Long-time readers will know that I am very wary of metrics for software engineering. Oh, there’s the usual problems:
1) Generally, software engineering metrics are proxy metrics. You really want to measure productivity, but you can’t, so instead you measure lines of code. Or you really want to measure quality, but you can’t, so you measure defects.
2) If you measure something, you’re likely to get it – but people will take short-cuts in order to get that thing. Generally, this will involve exploit the difference between what you want and what is actually measured – for example, a developer will argue “that’s not a bug” if measured by bug count, or a tester, if measured by bugs found, may search in the documentation and file a bug on every single typo. Demarco and Lister refer to this as “dysfunction” in their book Peopleware.
3) Likewise, software engineering metrics (often) measure things that are different and put them all in one box. Instead of measuring dollars or widgets, all of which are interchangable, we measure tests, bugs, or lines of code. These are /not/ interchangeable – some could take much more time to find/create than others – yet putting them in the same box means they are all treated the same. The result? You’ll get a /lot/ of very small things. Try this with projects – watch the size of your portfolio shoot up … but each project is smaller. Isn’t it strange how that happens?
4) Even if you can measure well, there are probably some things you have not measured – and to achieve the metrics, the team will usually trade those “intangibles” off. The classic example of this is hitting a date by allowing quality – which is hard to measure – to suffer. In the 21st century, with more advanced techniques, we are getting better at assessing product quality, so the next thing to take on is usually technical debt.

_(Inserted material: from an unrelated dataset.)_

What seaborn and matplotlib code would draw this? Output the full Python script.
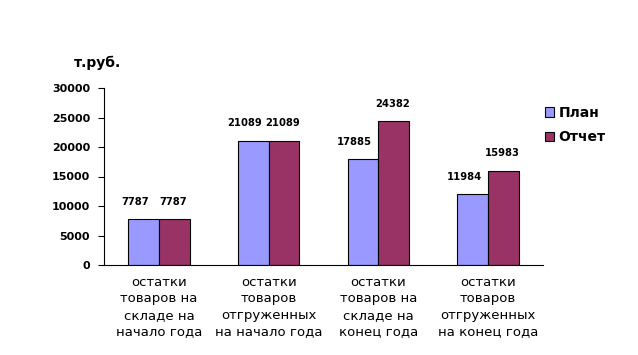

5) The classic answer to this is to have a balanced scorecard – to measure several things, such that a tradeoff to increase one thing will cause a visible decrease in another. But consider how hard it is to measure technical debt – or strength of relationships – and consider how expensive it is to try to create and maintain an exhaustive metrics system. By the time the metrics system is in place, you could have shipped a whole new product. Can we really call that improvement?
Getting Metrics right is /hard/. Consider McDonalds, a multi-billion dollar corporation, that measures price of it’s food, sales, and repeat customers. What do they not measure? I suspect McDonalds does not measure the waistlines of it’s best customers, treatment of animals in it’s food pipeline, and, until lately, effect on the environment of it’s waste.
When I explain the challenges with Software Engineering Metrics to folks, I usually get one of two reactions: Either strong agreement “I always felt that way but didn’t have the words”, or no response at all. It’s not that people who don’t respond at all don’t care – they are usually strong proponents of metrics in a software group. They simple have an opposing viewpoint and yet have no answer to the dysfunctional issues caused my metrics.
To which I will add one more thought experiment:
I belong to twitter, which counts the number of people who follow me. This is a simple, concrete, hard measure of my popularity. I can use my twitter score as an objective number to argue my case before a book company, a magazine publisher, or a conference – in some cases, this could directly result in more bookings and higher revenue for the still-exists-but-tiny Excelon Development.
Yet if /all/ I cared about was that one metric on twitter, I would adjust what I write to appeal to all people working in testing. Then to anyone doing any kind of software work. Then I’d generalize to knowledge work. Then I’d go mass-market and try to talk about technology in the 21st century. And the message would get weaker and weaker and weaker and …
So, to be true to myself, I need to ignore my twitter ranking, ignore my technorati ranking, and try to generate real relationship and create content that’s actually worth reading.
It’s funny how that works, eh?